# AA FF seats to Aruba. Anyone have tips on how to secure a Saturday departure



## MOXJO7282 (Mar 10, 2008)

Looking for (4) AA FF coach or maybe FC NYC to Aruba for prime time next year. My 329 day window to reserve opens 3/14. Anyone have recent experiences with securing similar AA FF seats? I would appreciate any insight.

I've been doing some "Dry runs" and do see coach, but wondering if anyone has attempted to secure business or FC class recently. They don't seem to be loaded at the same time.

Regards.
Joe


----------



## scotlass (Mar 10, 2008)

We just got ff coach tickets on American for Grand Cayman for next January.  I will let you in on a hint, if you don't tell......  ...although the website says 329 days, actually if you call, they can give you 331 days ahead.  I booked the outbound 331 days, held for two weeks, and booked the return, both on Saturday in January.  It was really too easy. I don't ever have enough miles for first class so I have no idea how that works.


----------



## gmarine (Mar 10, 2008)

In all my years going to Aruba I've only been able to get FF ticks to Aruba from JFK on AA once and it was a Fri-Fri non holiday week. Any other time I have never been able to get them. Good luck.


----------



## MOXJO7282 (Mar 11, 2008)

gmarine said:


> In all my years going to Aruba I've only been able to get FF ticks to Aruba from JFK on AA once and it was a Fri-Fri non holiday week. Any other time I have never been able to get them. Good luck.
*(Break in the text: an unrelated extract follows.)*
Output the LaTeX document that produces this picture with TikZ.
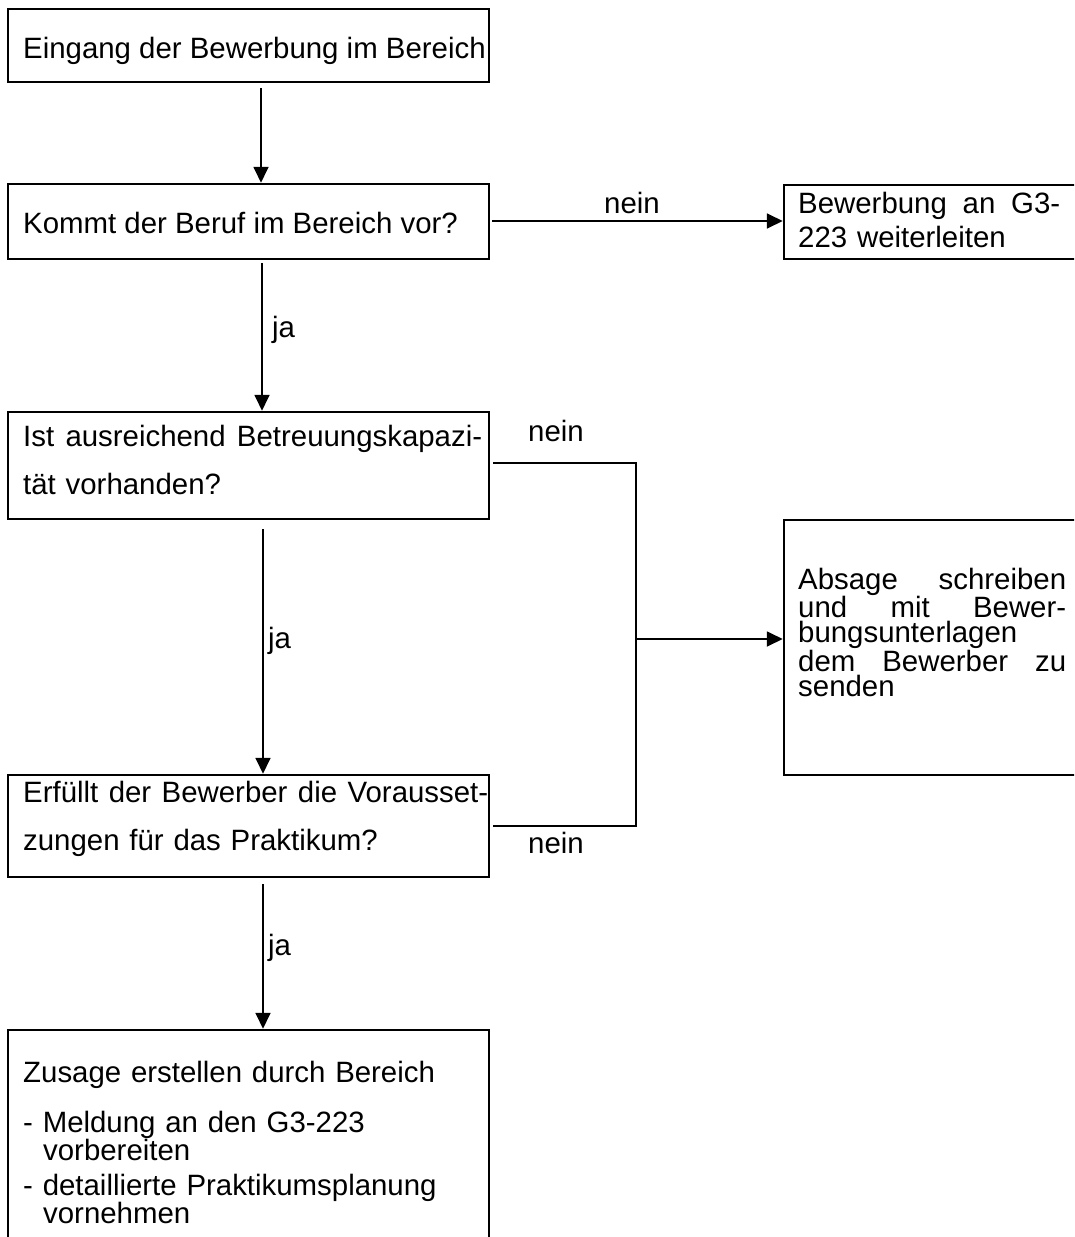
\documentclass[tikz,border=0pt]{standalone}
\usepackage{fontspec}
\setmainfont{Liberation Sans}
\usetikzlibrary{arrows.meta,calc}
\tikzset{
  box/.style={draw, line width=2.5pt, inner sep=0pt},
  txt/.style={inner sep=0pt, anchor=base west, align=left},
  lbl/.style={inner sep=0pt},
  arr/.style={line width=1.8pt, -{Triangle[length=16pt,width=15pt]}},
  conn/.style={line width=1.8pt},
}
\newcommand{\jline}[2]{\leavevmode\hbox to #1{#2}}
\begin{document}
\begin{tikzpicture}[x=1pt,y=-1pt,font=\fontsize{29.4}{34}\selectfont]
\useasboundingbox (0,0) rectangle (1074,1237);
\clip (0,0) rectangle (1074,1237);

% boxes
\node[box, minimum width=481pt, minimum height=73pt]  (b1) at (248.5,45.5) {};
\node[box, minimum width=481pt, minimum height=75pt]  (b2) at (248.5,221.5) {};
\node[box, minimum width=316pt, minimum height=74pt]  (b3) at (942,222) {};
\node[box, minimum width=481pt, minimum height=107pt] (b4) at (248.5,465.5) {};
\node[box, minimum width=481pt, minimum height=102pt] (b5) at (248.5,826) {};
\node[box, minimum width=316pt, minimum height=255pt] (b6) at (942,647.5) {};
\node[box, minimum width=481pt, minimum height=270pt] (b7) at (248.5,1165) {};

% texts
\node[txt] (t1) at (23,58) {Eingang der Bewerbung im Bereich};
\node[txt] (t2) at (23,233) {Kommt der Beruf im Bereich vor?};
\node[txt, text width=264pt, font=\fontsize{29.4}{34}\selectfont] (t3) at (798,213)
  {\jline{262pt}{Bewerbung\hfill an\hfill G3-}\\223 weiterleiten};
\node[txt, text width=462pt, font=\fontsize{29.4}{48}\selectfont] (t4) at (23,446)
  {\jline{459pt}{Ist\hfill ausreichend\hfill Betreuungskapazi-}\\tät vorhanden?};
\node[txt, text width=468pt, font=\fontsize{29.4}{48}\selectfont] (t5) at (23,802)
  {\jline{465pt}{Erfüllt\hfill der\hfill Bewerber\hfill die\hfill Vorausset-}\\zungen für das Praktikum?};
\node[txt, text width=270pt, font=\fontsize{29.4}{25.3}\selectfont] (t6) at (798,589)
  {\jline{268pt}{Absage\hfill schreiben}\\\jline{268pt}{und\hfill mit\hfill Bewer-}\\bungsunterlagen\\\jline{268pt}{dem\hfill Bewerber\hfill zu}\\senden};
\node[txt, text width=462pt, font=\fontsize{29.4}{28}\selectfont] (t7) at (23,1082)
  {Zusage erstellen durch Bereich\\[22pt]- Meldung an den G3-223\\\hspace*{20pt}vorbereiten\\[7pt]- detaillierte Praktikumsplanung\\\hspace*{20pt}vornehmen};

% coordinates
\coordinate (xa) at (261,0);
\coordinate (xb) at (262,0);
\coordinate (xc) at (263,0);
\coordinate (ya) at (0,221);
\coordinate (j1) at (636,463);
\coordinate (j2) at (636,826);
\coordinate (j3) at (636,639);

% connectors
\draw[arr, shorten <=5pt] (b1.south -| xa) -- (b2.north -| xa);
\draw[arr, shorten <=2pt] (b2.east |- ya) -- (b3.west |- ya);
\draw[arr, shorten <=3pt] (b2.south -| xb) -- (b4.north -| xb);
\draw[arr, shorten <=9pt] (b4.south -| xc) -- (b5.north -| xc);
\draw[arr, shorten <=6pt] (b5.south -| xc) -- (b7.north -| xc);
\draw[conn, shorten <=3pt] (b4.east |- j1) -- (j1) -- (j2) -- ($(b5.east |- j2)+(3,0)$);
\draw[arr] (j3) -- (b6.west |- j3);

% labels
\node[lbl, anchor=base] (n1) at (632,213) {nein};
\node[lbl, anchor=base] (n2) at (556,441) {nein};
\node[lbl, anchor=base] (n3) at (556,853) {nein};
\node[lbl, anchor=base west] (y1) at (272,337) {ja};
\node[lbl, anchor=base west] (y2) at (268,648) {ja};
\node[lbl, anchor=base west] (y3) at (268,955) {ja};
\end{tikzpicture}
\end{document}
I'm trying to be flexible to improve me chances, but still trying to finalize my stategy. I should be able to get the 30k coach seats if I book right at the stroke of midnight, but its the 60k FC class seats I'm wondering if I could get. Still not sure if it is worth it for relatively short trip. And I need be thrifty with my miles because I'll need a significant amount for our next Maui trip in 2010. 

My return should be easy because we can be flexible when we can come home, and we are stopping over in Fla, so our options are wider.

Regards.
Joe


----------



## laxmom (Mar 11, 2008)

We used Delta FF points for our trip to Aruba last year.  Started early and went for an early flight down - the later in the morning or early afternoon flights seem to go first.  I also am in a position to check any one of 4 airports that are within easy drive and only found points available at one of those airports for the flight I needed.  The tough part for us was booking a companion ticket with cash since I didn't have enough points for all of us.  I was able to do it all online without a problem.

Good luck!


----------



## Blondie (Mar 11, 2008)

Actually, from what I have seen the coach seats seem to go before first class, in my opinion. I think you will be fine if you are up at midnight!


----------



## justnosy (Mar 11, 2008)

*my experience*

I didn't go prime time (going in august) I needed 5 seats for a saturday inbound flight...I didn't know that you can book it online so I called in the morning and the agent told me she didn't have any available but she checked to see if more seat will be released and there were so I got my 5 seats. At the same time my friend was booking her 1 seat and she got the same story...so if you don't get it at midnight then you can call the moment the "live" lines open and talk to an agent (I forget if it's at 8AM or 8:30...sorry.) 

Good luck!


----------



## Janis (Mar 11, 2008)

Even in off-season (September), we got stuck having to get the 60k seats in order to fly on a Saturday.


----------



## silverfox82 (Mar 12, 2008)

Did you consider booking coach and using your miles to upgrade? The prices are good right now and upgrades seem to be quite easy. I got $350 tickets jfk/aua and upgraded them for 30,000, sat to sat in june.


----------



## MOXJO7282 (Mar 12, 2008)

I booked (4) AA 30k coach tickets for Friday, as my worst case scenerio. Now this AM, I'll go for the Sat tickets. I'm going to see about the BC if and when they come avail, but the more I think of it, the more it doesn't seem to make sense to use miles for a 757 BC experience. Don't know when they become avail, it seems they are released haphazardly.

Regards.
Joe


----------



## MOXJO7282 (Mar 13, 2008)

OK, so I got the (4) 30K FF coach seats for Saturday 2/7/09. They were loaded one hour after midnight. The BC of course haven't been loaded yet. Still haven't decided if I'll go with BC if I can secure, but I'm going to try and secure and make a decision if it comes to it.

Regards.
Joe


----------



## Carol C (Mar 13, 2008)

MOXJO7282 said:


> OK, so I got the (4) 30K FF coach seats for Saturday 2/7/09. They were loaded one hour after midnight. The BC of course haven't been loaded yet. Still haven't decided if I'll go with BC if I can secure, but I'm going to try and secure and make a decision if it comes to it.
> 
> Regards.
> Joe



What is "BC"?


----------



## Dave M (Mar 13, 2008)

BC = business class


----------



## Carol C (Mar 13, 2008)

Dave M said:


> BC = business class



Thanks Dave. I thought that was called First Class.


----------



## MOXJO7282 (Mar 14, 2008)

Carol C said:


> Thanks Dave. I thought that was called First Class.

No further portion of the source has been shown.